Immersive art — both visual and performance — is art that allows people to experience it through multiple senses in less traditional settings. Unlike traditional outdoor sculpture that is made to endure the elements, many of these pieces or shows are temporary in nature. While there is indoor immersive art (think Meow Wolf of Santa Fe, which will open in Denver in 2021), part of the appeal is catching these experiences while you can.
RELATED: Have you ever seen a guy play cello from high up in a tree?
Whether it’s music, sculpture, painting or another art form, the boundary between audience and artist is disappearing as people become immersed in these creations for unique experiences.

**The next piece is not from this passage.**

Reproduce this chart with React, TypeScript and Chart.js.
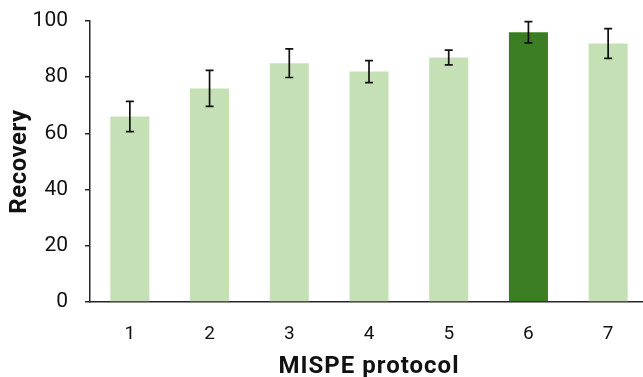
import React, { useEffect, useRef } from "react";
import { Chart, registerables } from "chart.js";

Chart.register(...registerables);

const categories = ["1", "2", "3", "4", "5", "6", "7"];
const recovery = [66, 76, 85, 82, 87, 96, 92];
const errorUp = [5.4, 6.4, 5.1, 3.9, 2.6, 3.8, 5.3];
const errorDown = [5.4, 6.4, 5.1, 3.9, 2.6, 3.8, 5.3];
const highlightIndex = 5;
const yTicks = [0, 20, 40, 60, 80, 100];
const xTitle = "MISPE protocol";
const yTitle = "Recovery";

const LIGHT = "#C5E0B4";
const DARK = "#3B7D23";
const AXIS = "#262626";

const errorBarPlugin = {
  id: "errorBars",
  afterDatasetsDraw(chart: any) {
    const ctx = chart.ctx;
    const xs = chart.scales.x;
    const ys = chart.scales.y;
    ctx.save();
    ctx.strokeStyle = "#111111";
    ctx.lineWidth = 1.7;
    recovery.forEach((v, i) => {
      const x = xs.getPixelForValue(i);
      const top = ys.getPixelForValue(v + errorUp[i]);
      const bot = ys.getPixelForValue(v - errorDown[i]);
      const cap = 4;
      ctx.beginPath();
      ctx.moveTo(x, top);
      ctx.lineTo(x, bot);
      ctx.moveTo(x - cap, top);
      ctx.lineTo(x + cap, top);
      ctx.moveTo(x - cap, bot);
      ctx.lineTo(x + cap, bot);
      ctx.stroke();
    });
    ctx.restore();
  },
};

const titlePlugin = {
  id: "axisTitles",
  afterDraw(chart: any) {
    const ctx = chart.ctx;
    const area = chart.chartArea;
    ctx.save();
    ctx.fillStyle = "#111111";
    ctx.font = "bold 24px Roboto, 'Liberation Sans', sans-serif";
    ctx.textAlign = "center";
    ctx.textBaseline = "middle";
    (ctx as any).letterSpacing = "1px";
    ctx.fillText(xTitle, (area.left + area.right) / 2, 367);
    (ctx as any).letterSpacing = "0.5px";
    ctx.translate(20, (area.top + area.bottom) / 2);
    ctx.rotate(-Math.PI / 2);
    ctx.fillText(yTitle, 0, 0);
    ctx.restore();
  },
};

export default function App() {
  const ref = useRef<HTMLCanvasElement | null>(null);
  useEffect(() => {
    document.body.style.overflow = "hidden";
    const chart = new Chart(ref.current as HTMLCanvasElement, {
      type: "bar",
      data: {
        labels: categories,
        datasets: [
          {
            data: recovery,
            backgroundColor: recovery.map((_, i) => (i === highlightIndex ? DARK : LIGHT)),
            borderWidth: 0,
            barPercentage: 0.49,
            categoryPercentage: 1,
          },
        ],
      },
      options: {
        animation: false,
        responsive: false,
        maintainAspectRatio: false,
        layout: { padding: { top: 21, right: 2, left: 0, bottom: 0 } },
        plugins: { legend: { display: false }, tooltip: { enabled: false } },
        scales: {
          x: {
            grid: { display: false, drawTicks: false },
            border: { display: true, color: AXIS, width: 1.5 },
            ticks: {
              color: "#111111",
              font: { family: "Roboto, 'Liberation Sans', sans-serif", size: 19 },
              padding: 21,
            },
            afterFit(scale: any) {
              scale.height = 75;
            },
          },
          y: {
            min: 0,
            max: 100,
            afterBuildTicks(scale: any) {
              scale.ticks = yTicks.map((v) => ({ value: v }));
            },
            grid: {
              display: true,
              drawOnChartArea: false,
              drawTicks: true,
              tickLength: 5,
              color: AXIS,
              lineWidth: 1.5,
            },
            border: { display: true, color: AXIS, width: 1.5 },
            ticks: {
              color: "#111111",
              font: { family: "Roboto, 'Liberation Sans', sans-serif", size: 21 },
              padding: 17,
            },
            afterFit(scale: any) {
              scale.width = 90;
              scale.paddingTop = 0;
              scale.paddingBottom = 0;
            },
          },
        },
      },
      plugins: [errorBarPlugin, titlePlugin],
    });
    return () => chart.destroy();
  }, []);
  return (
    <div style={{ position: "fixed", left: 0, top: 0, width: 650, height: 377 }}>
      <canvas ref={ref} width={650} height={377} style={{ width: 650, height: 377 }} />
    </div>
  );
}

The Purple Fox Conundrum in Mancos
In what sounds like a very ambitious blend of art disciplines set on a southern Colorado farm, the Purple Fox Conundrum — “an interactive, outdoor theatrical performance and art adventure” in Mancos — will debut on Oct. 4 and 5.

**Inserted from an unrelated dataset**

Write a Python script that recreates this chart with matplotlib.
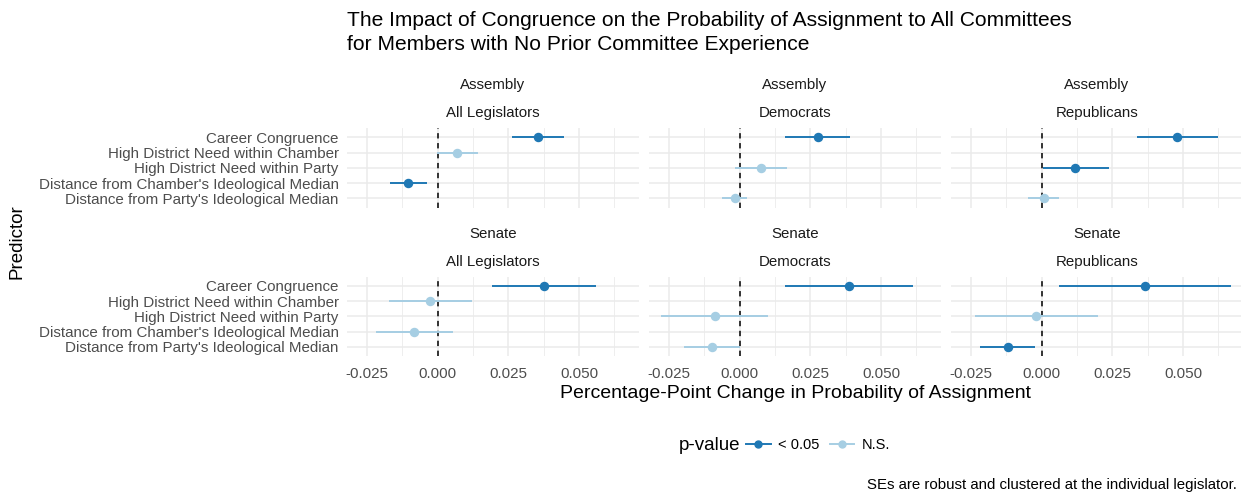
import numpy as np
import matplotlib.pyplot as plt
from matplotlib.lines import Line2D

plt.rcParams['font.family'] = ['Liberation Sans', 'DejaVu Sans']

# Predictores (de arriba hacia abajo)
predictors = ["Career Congruence",
              "High District Need within Chamber",
              "High District Need within Party",
              "Distance from Chamber's Ideological Median",
              "Distance from Party's Ideological Median"]

chambers = ["Assembly", "Senate"]
groups = ["All Legislators", "Democrats", "Republicans"]

nan = np.nan

# Assembly
est_asm_all = [0.0356, 0.0069, nan, -0.0103, nan]
lo_asm_all  = [0.0264, -0.0002, nan, -0.0168, nan]
hi_asm_all  = [0.0448, 0.0144, nan, -0.0037, nan]
sig_asm_all = [1, 0, 0, 1, 0]

est_asm_dem = [0.0276, nan, 0.0075, nan, -0.0017]
lo_asm_dem  = [0.0159, nan, -0.0017, nan, -0.0061]
hi_asm_dem  = [0.0391, nan, 0.0168, nan, 0.0028]
sig_asm_dem = [1, 0, 0, 0, 0]

est_asm_rep = [0.0478, nan, 0.0120, nan, 0.0008]
lo_asm_rep  = [0.0336, nan, 0.0006, nan, -0.0047]
hi_asm_rep  = [0.0622, nan, 0.0239, nan, 0.0062]
sig_asm_rep = [1, 0, 1, 0, 0]

# Senate
est_sen_all = [0.0375, -0.0026, nan, -0.0082, nan]
lo_sen_all  = [0.0193, -0.0172, nan, -0.0216, nan]
hi_sen_all  = [0.0561, 0.0123, nan, 0.0054, nan]
sig_sen_all = [1, 0, 0, 0, 0]

est_sen_dem = [0.0387, nan, -0.0088, nan, -0.0098]
lo_sen_dem  = [0.0160, nan, -0.0277, nan, -0.0198]
hi_sen_dem  = [0.0613, nan, 0.0100, nan, 0.0000]
sig_sen_dem = [1, 0, 0, 0, 0]

est_sen_rep = [0.0366, nan, -0.0018, nan, -0.0120]
lo_sen_rep  = [0.0061, nan, -0.0236, nan, -0.0218]
hi_sen_rep  = [0.0669, nan, 0.0200, nan, -0.0023]
sig_sen_rep = [1, 0, 0, 0, 1]

panels = [[(est_asm_all, lo_asm_all, hi_asm_all, sig_asm_all),
           (est_asm_dem, lo_asm_dem, hi_asm_dem, sig_asm_dem),
           (est_asm_rep, lo_asm_rep, hi_asm_rep, sig_asm_rep)],
          [(est_sen_all, lo_sen_all, hi_sen_all, sig_sen_all),
           (est_sen_dem, lo_sen_dem, hi_sen_dem, sig_sen_dem),
           (est_sen_rep, lo_sen_rep, hi_sen_rep, sig_sen_rep)]]

xticks = [-0.025, 0.0, 0.025, 0.050]
xtick_labels = ["-0.025", "0.000", "0.025", "0.050"]
xminor = [-0.0125, 0.0125, 0.0375, 0.0625]

c_sig = "#1F78B4"
c_ns = "#A6CEE3"
grid_c = "#EBEBEB"

W, H = 1241, 493
fig = plt.figure(figsize=(W / 100, H / 100), dpi=100)

def px(x, y, w, h):
    # caja en pixeles (desde arriba) -> fraccion de figura
    return [x / W, 1 - (y + h) / H, w / W, h / H]

lefts = [347, 649, 951]
tops = [128.3, 276.7]
pw, ph = 292, 79.3

for r in range(2):
    for c in range(3):
        ax = fig.add_axes(px(lefts[c], tops[r], pw, ph))
        est, lo, hi, sig = panels[r][c]
        yy = np.arange(len(predictors))
        for x in xticks:
            ax.axvline(x, color=grid_c, lw=1.1, zorder=0)
        for x in xminor:
            ax.axvline(x, color=grid_c, lw=0.6, zorder=0)
        for y in yy:
            ax.axhline(y, color=grid_c, lw=1.1, zorder=0)
        ax.axvline(0, color="black", lw=1.1, ls=(0, (3.5, 3)), zorder=1)
        for i in range(len(predictors)):
            if np.isnan(est[i]):
                continue
            col = c_sig if sig[i] else c_ns
            ax.hlines(yy[i], lo[i], hi[i], color=col, lw=1.4, zorder=2)
            ax.plot(est[i], yy[i], 'o', color=col, ms=5.8, zorder=3)
        ax.set_xlim(-0.0320, 0.0712)
        ax.set_ylim(4.6, -0.6)
        for s in ax.spines.values():
            s.set_visible(False)
        ax.set_yticks(yy)
        if c == 0:
            ax.set_yticklabels(predictors, fontsize=10.9, color="#4D4D4D")
        else:
            ax.set_yticklabels([])
        ax.set_xticks(xticks)
        if r == 1:
            ax.set_xticklabels(xtick_labels, fontsize=10.9, color="#4D4D4D")
        else:
            ax.set_xticklabels([])
        ax.tick_params(axis='y', length=0, pad=6)
        ax.tick_params(axis='x', length=0, pad=8)
        cx = (lefts[c] + pw / 2) / W
        fig.text(cx, 1 - (tops[r] - 43) / H, chambers[r], ha='center',
                 va='center', fontsize=10.8, color="#1A1A1A")
        fig.text(cx, 1 - (tops[r] - 15) / H, groups[c], ha='center',
                 va='center', fontsize=10.8, color="#1A1A1A")

fig.text(347 / W, 1 - 20 / H,
         "The Impact of Congruence on the Probability of Assignment to All Committees",
         ha='left', va='center', fontsize=15.1)
fig.text(347 / W, 1 - 44 / H,
         "for Members with No Prior Committee Experience",
         ha='left', va='center', fontsize=15.1)

fig.text(795 / W, 1 - 393 / H,
         "Percentage-Point Change in Probability of Assignment",
         ha='center', va='center', fontsize=14)
fig.text(17 / W, 1 - 242 / H, "Predictor", rotation=90,
         ha='center', va='center', fontsize=13.5)

# Leyenda
fig.text(740 / W, 1 - 445 / H, "p-value", ha='right', va='center', fontsize=13.5)
handles = [Line2D([], [], color=c_sig, lw=1.4, marker='o', ms=5),
           Line2D([], [], color=c_ns, lw=1.4, marker='o', ms=5)]
fig.legend(handles, ["< 0.05", "N.S."], loc='center left',
           bbox_to_anchor=(746 / W, 1 - 445 / H), ncol=2, frameon=False,
           fontsize=10.5, handlelength=1.7, handletextpad=0.5,
           columnspacing=0.7, borderaxespad=0, borderpad=0)

fig.text(1237 / W, 1 - 485 / H,
         "SEs are robust and clustered at the individual legislator.",
         ha='right', va='center', fontsize=10.8)

fig.savefig("out.png", dpi=100)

“Immersive art is something sensory-oriented where you can become part of it,” explained Sarah Syverson, executive producer of the Purple Fox Conundrum.
Syverson, who also hosts the podcast, “The Raven Narratives,” said she was inspired by the Off-Center theater programs at the Denver Center for the Performing Arts, Meow Wolf in Santa Fe and the beauty of her surroundings where she lives in this southern pocket of Colorado.

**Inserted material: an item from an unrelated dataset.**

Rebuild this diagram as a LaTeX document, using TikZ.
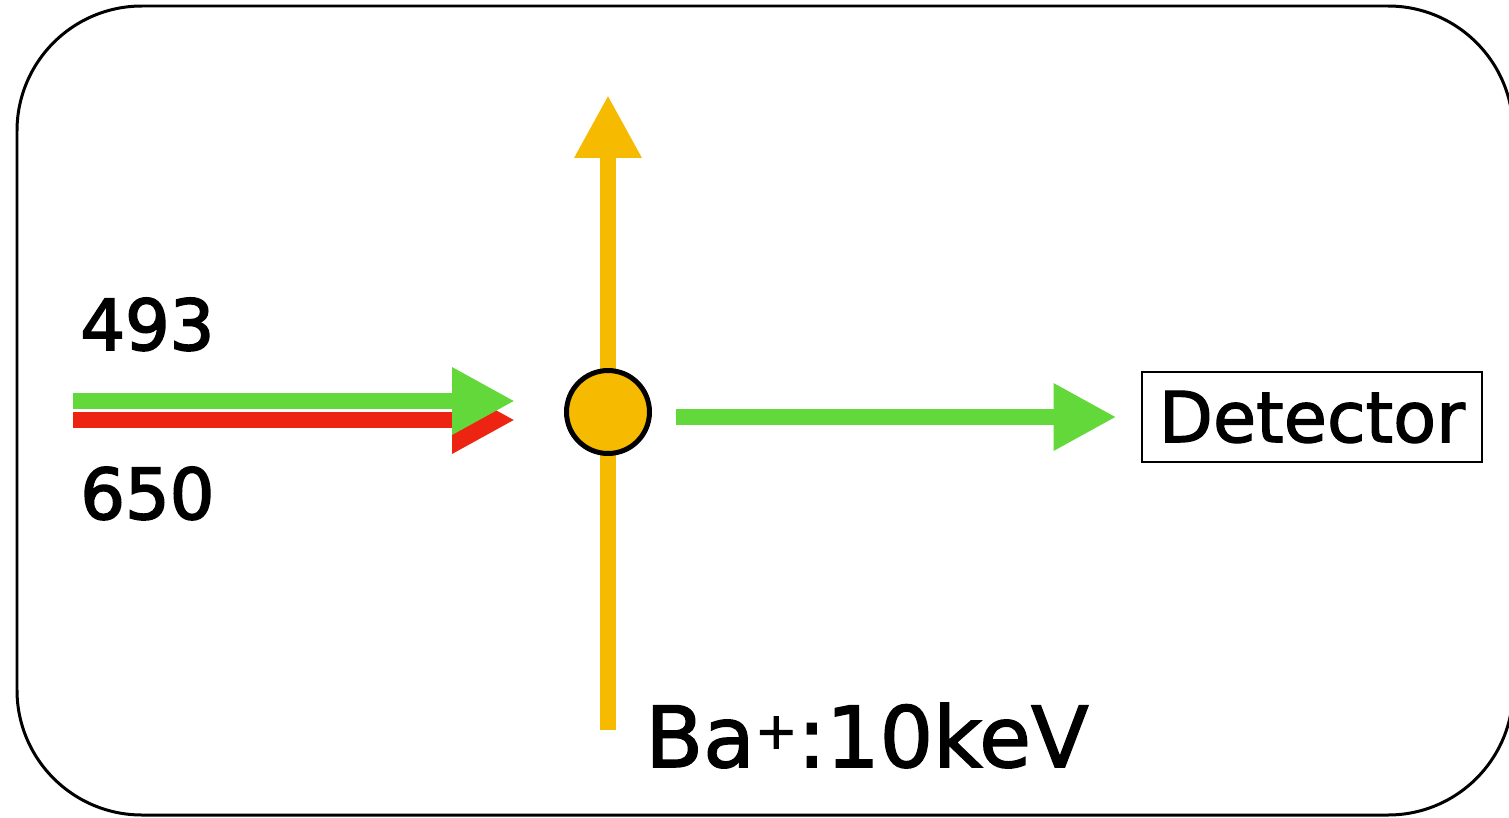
\documentclass[tikz,border=0pt]{standalone}
\usepackage{fontspec}
\setmainfont{DejaVu Sans}
\newfontfamily\heavyfont{DejaVu Sans}[FakeBold=2.5]
\newfontfamily\mediumfont{DejaVu Sans}[FakeBold=1.8]
\usetikzlibrary{arrows.meta}
\definecolor{laser493}{RGB}{98,216,58}
\definecolor{laser650}{RGB}{238,36,18}
\definecolor{ionbeam}{RGB}{246,186,0}

\begin{document}
\begin{tikzpicture}[x=0.02cm,y=-0.02cm,
  beam/.style={line width=0.32cm,-{Triangle[length=1.26cm,width=1.26cm]}},
  lbl/.style={anchor=base west,inner sep=0pt,font=\heavyfont\fontsize{40}{48}\selectfont}]
  \useasboundingbox (0,0) rectangle (1509,818);
  \draw[line width=0.06cm,rounded corners=2.5cm] (17,6) rectangle (1513,815);
  % ion beam and ion
  \coordinate (ionbot) at (608,730);
  \coordinate (iontop) at (608,95);
  \draw[beam,ionbeam] (ionbot) -- (iontop);
  \node[circle,draw,line width=0.1cm,fill=ionbeam,minimum size=1.66cm,inner sep=0pt] (ion) at (608,412) {};
  % lasers
  \coordinate (r0) at (73,420); \coordinate (r1) at (515,420);
  \coordinate (g0) at (73,401); \coordinate (g1) at (515,401);
  \draw[beam,laser650] (r0) -- (r1);
  \draw[beam,laser493] (g0) -- (g1);
  \node[lbl] (l493) at (80,350) {493};
  \node[lbl] (l650) at (80,519) {650};
  % detector
  \node[draw,line width=0.04cm,minimum width=6.82cm,minimum height=1.82cm,inner sep=0pt,
    font=\mediumfont\fontsize{40}{48}\selectfont] (det) at (1312,417) {Detector};
  \draw[beam,laser493,shorten <=0.48cm,shorten >=0.48cm] (ion.east |- det.west) -- (det.west);
  \node[lbl,font=\mediumfont\fontsize{48}{58}\selectfont] (energy) at (645,767)
    {Ba\raisebox{0.22em}{\fontsize{29}{30}\selectfont +}:10keV};
\end{tikzpicture}
\end{document}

“I grew up in Montana in a rural community, and I have a real love for the arts,” she said. “Sometimes, it feels like all the cool and interesting stuff is only happening in urban areas, but here, we have this grand theatrical space.”
The Purple Fox Conundrum will take place on the 370-acre Sacred Song Farm, where the audience will walk a one-mile path through various “portals” that invite them from one world — and sensation — to the next. The 90-minute experience (note that it’s not called a show) will take groups of 15 in 10-minute intervals between 14 different vignettes spread across the land.
It all begins with a bit of a modern detox, making people aware of their overstimulated lives on digital devices. “The vignettes move from synthetic into a more whimsical world and vast world,” Syverson said.
As she describes a “wilderness of mirrors” and “path of untruths” with faux French food critics presenting the, er, conundrum between artisan bread topped with juniper jam versus classic white bread smeared with grape jelly, it’s easy to conjure up a scene from a Wes Anderson movie.